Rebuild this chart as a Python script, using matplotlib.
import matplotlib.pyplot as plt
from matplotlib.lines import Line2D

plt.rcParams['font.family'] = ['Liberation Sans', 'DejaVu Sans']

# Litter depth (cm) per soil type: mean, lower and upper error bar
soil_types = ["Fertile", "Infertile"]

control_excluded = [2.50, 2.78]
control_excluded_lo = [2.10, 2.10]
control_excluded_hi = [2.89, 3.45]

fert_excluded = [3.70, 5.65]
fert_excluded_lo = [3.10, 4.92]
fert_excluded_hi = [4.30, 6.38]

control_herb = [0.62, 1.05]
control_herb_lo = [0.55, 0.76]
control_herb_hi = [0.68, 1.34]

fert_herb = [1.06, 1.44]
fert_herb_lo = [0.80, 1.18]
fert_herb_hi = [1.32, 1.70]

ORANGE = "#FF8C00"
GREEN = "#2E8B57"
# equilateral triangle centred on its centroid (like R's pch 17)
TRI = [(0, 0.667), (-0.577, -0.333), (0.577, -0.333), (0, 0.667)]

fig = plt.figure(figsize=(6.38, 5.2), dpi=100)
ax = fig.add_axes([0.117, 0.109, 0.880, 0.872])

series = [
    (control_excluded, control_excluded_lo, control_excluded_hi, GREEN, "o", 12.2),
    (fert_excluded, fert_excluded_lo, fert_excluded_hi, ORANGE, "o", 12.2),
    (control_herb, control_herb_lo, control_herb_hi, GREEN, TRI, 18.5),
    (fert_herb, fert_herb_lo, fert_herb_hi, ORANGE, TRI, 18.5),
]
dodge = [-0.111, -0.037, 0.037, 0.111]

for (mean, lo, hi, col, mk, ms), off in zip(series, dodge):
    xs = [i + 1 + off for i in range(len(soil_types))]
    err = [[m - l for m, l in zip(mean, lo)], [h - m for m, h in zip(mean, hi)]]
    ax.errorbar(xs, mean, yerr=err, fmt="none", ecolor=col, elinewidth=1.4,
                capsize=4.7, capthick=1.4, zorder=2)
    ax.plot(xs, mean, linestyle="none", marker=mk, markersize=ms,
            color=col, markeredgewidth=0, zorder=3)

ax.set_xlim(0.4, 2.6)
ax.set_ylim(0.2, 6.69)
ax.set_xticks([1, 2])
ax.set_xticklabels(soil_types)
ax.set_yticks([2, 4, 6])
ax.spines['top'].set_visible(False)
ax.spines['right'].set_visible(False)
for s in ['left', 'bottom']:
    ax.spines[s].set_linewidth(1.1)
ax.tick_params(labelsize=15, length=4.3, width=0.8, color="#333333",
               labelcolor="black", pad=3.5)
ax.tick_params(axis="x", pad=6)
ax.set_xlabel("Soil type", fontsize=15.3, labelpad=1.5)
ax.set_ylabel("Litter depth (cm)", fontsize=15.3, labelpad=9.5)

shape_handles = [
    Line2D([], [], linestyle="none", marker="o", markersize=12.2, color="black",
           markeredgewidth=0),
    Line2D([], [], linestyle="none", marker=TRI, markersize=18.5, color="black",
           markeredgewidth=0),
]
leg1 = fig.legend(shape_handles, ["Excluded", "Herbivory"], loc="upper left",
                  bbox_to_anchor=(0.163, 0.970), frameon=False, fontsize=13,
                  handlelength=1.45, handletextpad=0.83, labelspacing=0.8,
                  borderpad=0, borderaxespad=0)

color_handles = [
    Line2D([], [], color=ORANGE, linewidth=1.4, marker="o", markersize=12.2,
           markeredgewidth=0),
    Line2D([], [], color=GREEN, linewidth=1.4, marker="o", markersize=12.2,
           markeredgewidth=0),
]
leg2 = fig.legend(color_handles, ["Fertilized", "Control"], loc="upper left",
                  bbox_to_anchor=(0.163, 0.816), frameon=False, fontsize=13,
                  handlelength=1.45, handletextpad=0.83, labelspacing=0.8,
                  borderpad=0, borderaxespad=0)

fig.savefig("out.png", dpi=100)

┄┄┄┄┄┄

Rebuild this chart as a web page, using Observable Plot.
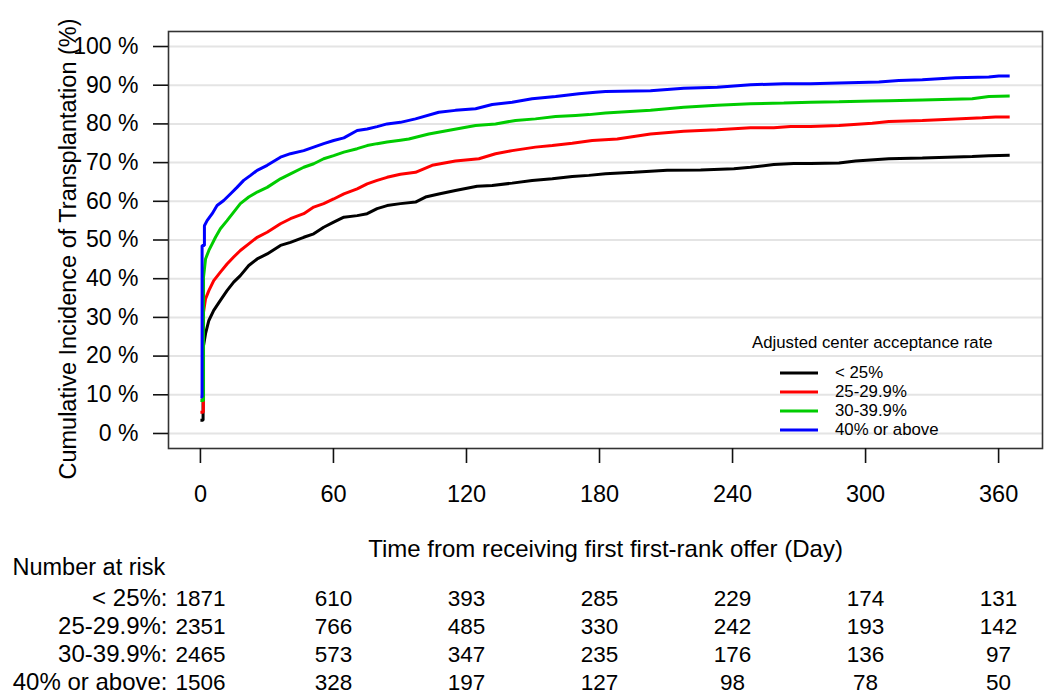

┄┄┄┄┄┄

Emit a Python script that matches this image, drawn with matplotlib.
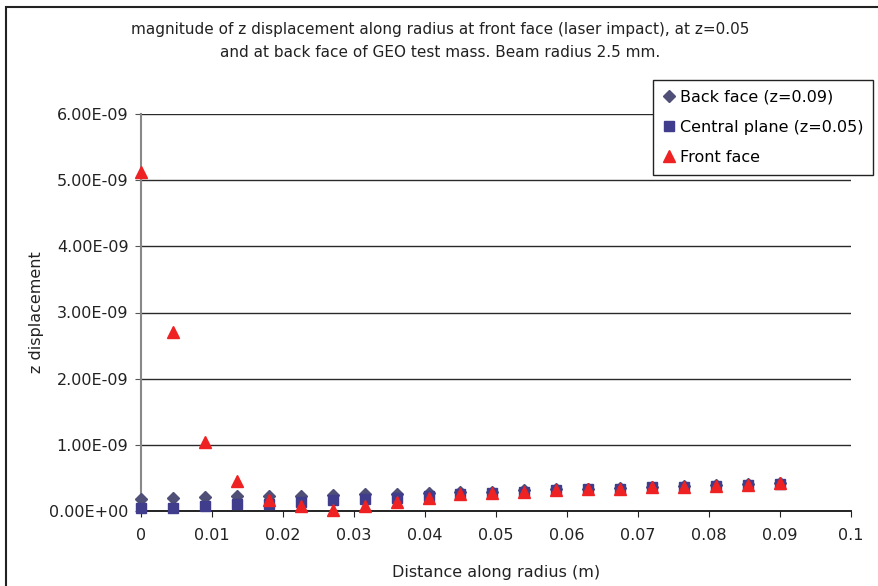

┄┄┄┄┄┄

OBJECTIVE: Would you quote everything above from the line containing "Rebuild this chart as a Python" down to the line containing "fert_excluded_hi = [4.30, 6.38]"? Include both of those lines and nothing else.

OUTPUT:
Rebuild this chart as a Python script, using matplotlib.
import matplotlib.pyplot as plt
from matplotlib.lines import Line2D

plt.rcParams['font.family'] = ['Liberation Sans', 'DejaVu Sans']

# Litter depth (cm) per soil type: mean, lower and upper error bar
soil_types = ["Fertile", "Infertile"]

control_excluded = [2.50, 2.78]
control_excluded_lo = [2.10, 2.10]
control_excluded_hi = [2.89, 3.45]

fert_excluded = [3.70, 5.65]
fert_excluded_lo = [3.10, 4.92]
fert_excluded_hi = [4.30, 6.38]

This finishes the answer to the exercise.